Cava Conde de Haro Rosé


Garnacha tinta.


Ferrous clay with little organic material.


Direct pressing, fermentation in small tanks with the temperature controlled to 14-15ºC, in order to preserve the garnacha fruit’s aromatic intensity. With fermentation complete the wine is left on its lees for 4 months to achieve the greater volume in the mouth feel which is so essential in fine quality sparkling wines. After tirage (drawing off into bottles), a second fermentation takes place over another 4 months in the bottle at a temperature of 12ºC. The wine is stacked horizontally en rima for a minimum of 36 months before disgorgement, stored a t a constant low temperature to preserve the maximum freshness and the richness of the aromas.


Bright, pale salmon-pink colour thanks to the garnacha grape.
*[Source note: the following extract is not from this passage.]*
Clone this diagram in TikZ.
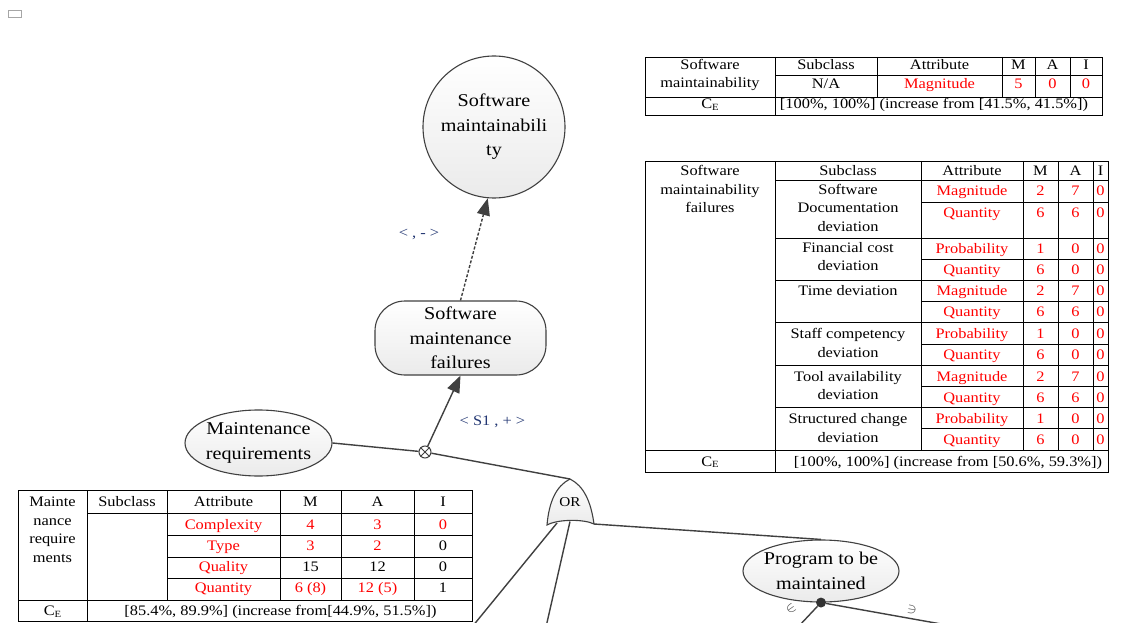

The slow fermentation process gives the cava a delicate string of fine bubbles which are proof of its careful production process.

A medium-high, complex aromatic intensity, with aromas of exotic fruit, citrus notes of grapefruit bringing fresh acidity, stone fruit like peaches and even a few reminders of the baker’s shop.

A slightly sweet attack evolving into fresh, sharp acidity. A pleasant mouth-feel thanks to the finesse of the bubbles and the work with the lees during the riddling process. In the aftertaste, the aromatic complexity we found on the nose returns with outstanding fruit aromas. This is a long, persistent cava which is easy to drink, the unmistakable signs of its fine quality.

It is best to keep it at a temperature of around 15ºC in order to preserve its qualities and ensure it continues to evolve well. Then serve it at a temperature of 8ºC.